St. Paul Pioneer Press

MINNEAPOLIS -- Doesn’t “satellite camp” sound like something NASA would set up for kids to learn about space exploration?

In this case, the term has nothing to do with stars - at least not the ones above us. It’s a reference to the standout football players attending high school camps in areas outside of where college programs are allowed to host them.

An NCAA rule forbids schools from holding camps outside a 50-mile radius of their campus. But nothing stops coaching staffs, especially those from Power 5 conferences, from traveling beyond that distance to work as guests for other camps.


For the first time since he took over the University of Minnesota football team before the 2011 season, Jerry Kill is taking part in satellite camps, including one hosted by Emporia State on July 24 at Olathe North High School in Kansas.

Kill, a former Emporia State coach, will be able to get in front of several potential prospects from the Kansas City area.

“I think everybody’s different,” Kill said Wednesday on SiriusXM radio. “I know a couple teams tried them last year. I don’t think one of the schools didn’t gain a recruit out of the camp they did. But I think certainly you can get to other areas in the country. But you have to take care of your home state.

“We’ll jump in with some people. But just as far as going crazy with it, we still have to take care of the players in our own state and in our own region. We certainly will reach out as it’s convenient to the two-week window we have.”

Penn State coach James Franklin took heat from his peers for satellite camps as a recruiting tool at Vanderbilt. Alabama’s Nick Saban called it “ridiculous,” and Southeastern Conference coaches eventually asked their commissioner to ban attending such camps.

Franklin went to camps in SEC recruiting territory hosted by Georgia State and Stetson last year .

“You can work a camp; you just can’t run it,” Big Ten Network analyst Gerry DiNardo said. “The reason these places are willing to do this is because Georgia State gets to promote in Atlanta that they’re going to have James Franklin and the Penn State staff as part of the camp staff. If a recruit is getting letters from Penn State and being recruited by Penn State, he gets to drive an hour to see Franklin instead of going all the way to State College.”

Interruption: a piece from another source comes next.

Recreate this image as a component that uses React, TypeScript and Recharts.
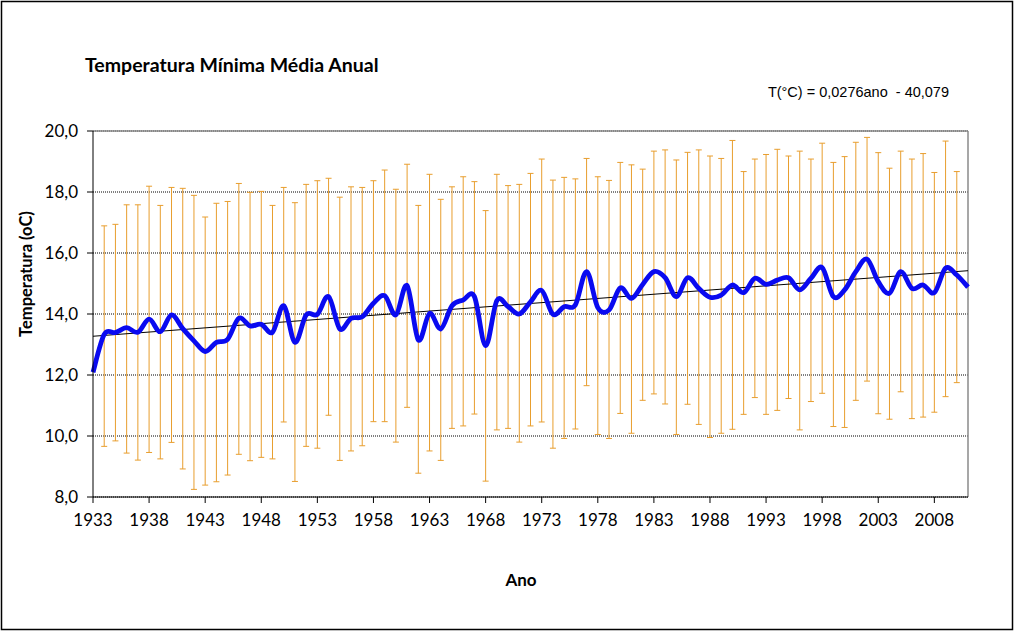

Michigan coach Jim Harbaugh also is putting the Big Ten at the forefront when it comes to satellite camps as the Wolverines are scheduled to attend nine of them from the South to California in June.


“It’s very advantageous because the more opportunities you get to evaluate prospects the better evaluation you’re going to be able to make,” Midwest recruiting expert Josh Helmholdt said. “You can get into areas where maybe kids can’t always come to their camps or meet them in person. So they’re able to get down there and have more interaction with them and show them a little love.”

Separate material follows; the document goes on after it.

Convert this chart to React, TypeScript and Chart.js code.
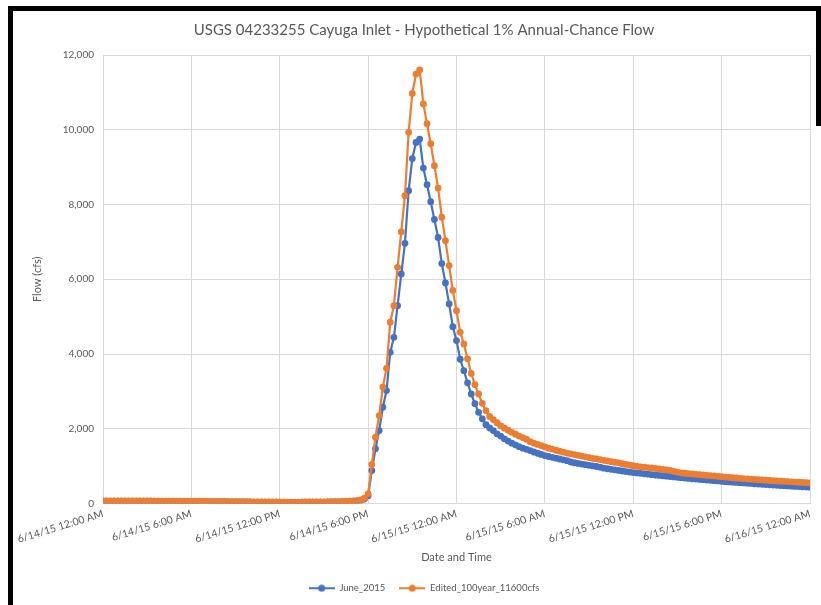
import React, { useEffect, useRef } from "react";
import { Chart, registerables } from "chart.js";

Chart.register(...registerables);

const TITLE = "USGS 04233255 Cayuga Inlet - Hypothetical 1% Annual-Chance Flow";
const SERIES_NAMES = ["June_2015", "Edited_100year_11600cfs"];
const X_AXIS_TITLE = "Date and Time";
const Y_AXIS_TITLE = "Flow (cfs)";
const STEP_HOURS = 0.25; // 15-minute data
const X_TICK_STEP_HOURS = 6;
const X_TICK_LABELS = [
  "6/14/15 12:00 AM",
  "6/14/15 6:00 AM",
  "6/14/15 12:00 PM",
  "6/14/15 6:00 PM",
  "6/15/15 12:00 AM",
  "6/15/15 6:00 AM",
  "6/15/15 12:00 PM",
  "6/15/15 6:00 PM",
  "6/16/15 12:00 AM",
];
const Y_MIN = 0;
const Y_MAX = 12000;
const Y_STEP = 2000;

// Flow (cfs), every 15 minutes from 6/14/15 12:00 AM to 6/16/15 12:00 AM
const june2015 = [
  66, 66, 65, 65, 64, 64, 64, 63, 63, 62, 62, 62,
  61, 61, 60, 60, 59, 59, 58, 58, 57, 57, 56, 56,
  55, 54, 54, 53, 52, 51, 50, 49, 48, 47, 46, 45,
  44, 43, 42, 41, 40, 39, 38, 37, 36, 35, 34, 34,
  33, 33, 32, 32, 32, 32, 33, 34, 35, 36, 37, 38,
  39, 40, 42, 44, 46, 48, 51, 55, 60, 68, 82, 120,
  210, 882, 1462, 1951, 2575, 3021, 4045, 4447, 5294, 6141, 6960, 8370,
  9230, 9660, 9750, 8975, 8530, 8075, 7600, 7120, 6420, 5900, 5340, 4730,
  4360, 3860, 3555, 3230, 2930, 2670, 2440, 2265, 2110, 2020, 1950, 1865,
  1805, 1730, 1670, 1615, 1570, 1520, 1480, 1450, 1415, 1378, 1345, 1312,
  1283, 1258, 1235, 1212, 1190, 1168, 1145, 1110, 1090, 1072, 1055, 1038,
  1022, 1005, 990, 972, 945, 930, 915, 900, 885, 870, 855, 840,
  828, 818, 808, 795, 785, 772, 762, 752, 742, 732, 722, 712,
  700, 690, 680, 671, 662, 653, 645, 637, 628, 620, 612, 604,
  592, 585, 578, 571, 564, 557, 550, 543, 536, 529, 520, 512,
  506, 500, 494, 488, 482, 476, 470, 464, 458, 452, 446, 440,
  435,
];

const edited100yr = [
  72, 72, 71, 71, 70, 70, 70, 69, 69, 68, 68, 68,
  67, 67, 66, 66, 65, 65, 64, 64, 63, 63, 62, 62,
  61, 60, 60, 59, 58, 57, 56, 55, 54, 53, 52, 51,
  50, 49, 48, 47, 46, 45, 44, 43, 42, 41, 40, 40,
  39, 39, 38, 38, 38, 38, 39, 40, 41, 42, 43, 44,
  45, 46, 48, 50, 52, 55, 58, 62, 68, 78, 95, 140,
  260, 1043, 1773, 2353, 3110, 3617, 4850, 5294, 6318, 7270, 8235, 9930,
  10970, 11490, 11600, 10690, 10160, 9625, 9040, 8440, 7660, 7030, 6365, 5700,
  5160, 4580, 4270, 3870, 3480, 3180, 2930, 2680, 2485, 2330, 2245, 2160,
  2075, 2015, 1960, 1905, 1855, 1805, 1765, 1720, 1655, 1615, 1580, 1550,
  1515, 1480, 1455, 1425, 1400, 1375, 1350, 1330, 1310, 1290, 1268, 1248,
  1230, 1210, 1192, 1175, 1155, 1138, 1120, 1104, 1088, 1065, 1045, 1025,
  1010, 995, 982, 970, 960, 950, 938, 925, 912, 898, 884, 860,
  840, 820, 810, 800, 790, 780, 772, 764, 755, 746, 737, 728,
  718, 708, 700, 690, 682, 674, 666, 658, 650, 643, 636, 630,
  623, 616, 610, 604, 598, 592, 586, 580, 574, 568, 562, 556,
  550,
];

const BLUE = "#4472C4";
const ORANGE = "#ED7D31";
const TEXT = "#595959";
const GRID = "#D9D9D9";
const FONT = "Lato";

function legendIcon(color: string): HTMLCanvasElement {
  const c = document.createElement("canvas");
  c.width = 26;
  c.height = 8;
  const ctx = c.getContext("2d")!;
  ctx.strokeStyle = color;
  ctx.lineWidth = 2;
  ctx.beginPath();
  ctx.moveTo(0, 4);
  ctx.lineTo(26, 4);
  ctx.stroke();
  ctx.fillStyle = color;
  ctx.beginPath();
  ctx.arc(13, 4, 3.5, 0, Math.PI * 2);
  ctx.fill();
  return c;
}

const toPoints = (arr: number[]) => arr.map((y, i) => ({ x: i * STEP_HOURS, y }));

export default function App() {
  const ref = useRef<HTMLCanvasElement | null>(null);

  useEffect(() => {
    if (!ref.current) return;
    const icons = [legendIcon(BLUE), legendIcon(ORANGE)];
    const xMax = (X_TICK_LABELS.length - 1) * X_TICK_STEP_HOURS;
    const chart = new Chart(ref.current, {
      type: "line",
      data: {
        datasets: [
          {
            label: SERIES_NAMES[0],
            data: toPoints(june2015),
            borderColor: BLUE,
            backgroundColor: BLUE,
            pointBackgroundColor: BLUE,
            pointBorderWidth: 0,
            pointRadius: 3.4,
            borderWidth: 2.2,
            tension: 0,
            order: 1,
          },
          {
            label: SERIES_NAMES[1],
            data: toPoints(edited100yr),
            borderColor: ORANGE,
            backgroundColor: ORANGE,
            pointBackgroundColor: ORANGE,
            pointBorderWidth: 0,
            pointRadius: 3.4,
            borderWidth: 2.2,
            tension: 0,
            order: 0,
          },
        ],
      },
      options: {
        responsive: false,
        animation: false,
        devicePixelRatio: 1,
        layout: { padding: { left: 0, right: 0, top: 0, bottom: 2 } },
        plugins: {
          title: {
            display: true,
            text: TITLE,
            color: TEXT,
            font: { family: FONT, size: 15, weight: "normal" },
            padding: { top: 21.5, bottom: 15.5 },
          },
          legend: {
            position: "bottom",
            labels: {
              usePointStyle: true,
              pointStyleWidth: 26,
              boxHeight: 8,
              padding: 14,
              color: TEXT,
              font: { family: FONT, size: 9.5 },
              generateLabels: (c: any) => {
                const items = (Chart.defaults.plugins.legend.labels as any).generateLabels(c);
                return items.map((it: any) => ({ ...it, pointStyle: icons[it.datasetIndex] }));
              },
              sort: (a: any, b: any) => a.datasetIndex - b.datasetIndex,
            },
          },
          tooltip: { enabled: false },
        },
        scales: {
          x: {
            type: "linear",
            min: 0,
            max: xMax,
            ticks: {
              stepSize: X_TICK_STEP_HOURS,
              autoSkip: false,
              minRotation: 17,
              maxRotation: 17,
              padding: 4,
              color: TEXT,
              font: { family: FONT, size: 10.5 },
              callback: (v: any) => X_TICK_LABELS[Math.round(Number(v) / X_TICK_STEP_HOURS)] ?? "",
            },
            grid: { color: GRID, drawTicks: false },
            border: { color: GRID },
            title: {
              display: true,
              text: X_AXIS_TITLE,
              color: TEXT,
              font: { family: FONT, size: 11 },
              padding: { top: 0, bottom: 5.5 },
            },
            afterFit: (s: any) => {
              s.height = 66;
            },
          },
          y: {
            min: Y_MIN,
            max: Y_MAX,
            ticks: {
              stepSize: Y_STEP,
              padding: 9,
              color: TEXT,
              font: { family: FONT, size: 10 },
              callback: (v: any) => Number(v).toLocaleString("en-US"),
            },
            grid: { color: GRID, drawTicks: false },
            border: { color: GRID },
            title: {
              display: true,
              text: Y_AXIS_TITLE,
              color: TEXT,
              font: { family: FONT, size: 11 },
              padding: { top: 30.4, bottom: 0 },
            },
            afterFit: (s: any) => {
              s.width = 103;
            },
          },
          // empty spacer on the right so the plot ends where the reference's does
          spacer: {
            type: "linear",
            position: "right",
            min: Y_MIN,
            max: Y_MAX,
            display: true,
            grid: { display: false, drawTicks: false },
            border: { display: false },
            ticks: { display: false },
            afterFit: (s: any) => {
              s.width = 38;
            },
          },
        },
      },
    } as any);
    return () => chart.destroy();
  }, []);

  return (
    <div
      style={{
        position: "fixed",
        left: 0,
        top: 0,
        width: 821,
        height: 605,
        overflow: "hidden",
        background: "#fff",
      }}
    >
      <canvas ref={ref} width={848} height={605} style={{ display: "block", width: 848, height: 605 }} />
      <div style={{ position: "absolute", left: 8, top: 6, width: 5, height: 599, background: "#000" }} />
      <div style={{ position: "absolute", left: 8, top: 6, width: 813, height: 5, background: "#000" }} />
      <div style={{ position: "absolute", left: 816, top: 6, width: 5, height: 120, background: "#000" }} />
    </div>
  );
}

Harbaugh received criticism for creating such an extensive satellite camp tour, so he invited college coaches from around the nation to attend his “Exposure U” camp June 14-17 in Ann Arbor.

The Detroit News reported Thursday that Big Ten head coaches from Maryland, Illinois, Iowa, Rutgers, Purdue and Indiana declined through their department representatives to attend Harbaugh’s camp.

Kill joined coaches at Wisconsin, Northwestern and Nebraska as undecided, according to the story.

On Wednesday, Kill said he’d be “very surprised if we’ll be able to do (satellite camps) a year from now.”

But DiNardo doesn’t believe they will go away that quickly.

“If the Big Ten head coaches want to stop it, they’re crazy - they’re nuts,” he said. “It’s genius for coaches whether you’re a new coach or not. (Ohio State coach) Urban Meyer doesn’t need to do it, but he’ll be forced to do it because of Harbaugh and Franklin. Minnesota needs it. Nebraska needs it. Iowa needs it. Illinois needs it. Indiana needs it. Purdue needs it. But the haves really don’t need it.”

The SEC and Atlantic Coast Conference are the only major conferences to prohibit their coaches from taking part in satellite camps.


“Some coaches didn’t want to go out and do the extra travel, so they didn’t want anyone else to do it,” Helmholdt said. “I think you’re seeing the same thing here. I understand an even playing field. But some want to work harder (at recruiting) than others.”

U lands Kegel

Kill came another step closer to landing nearly every top recruit in the state’s 2016 class by receiving a commitment from Chaska junior offensive lineman Matt Kegel.

The 6-foot-6, 295-pound Kegel, who also considered Oklahoma State, Iowa State and Pittsburgh, announced his decision on Twitter.

The Gophers now have four of the top five juniors in Minnesota as part of the 2016 recruiting class.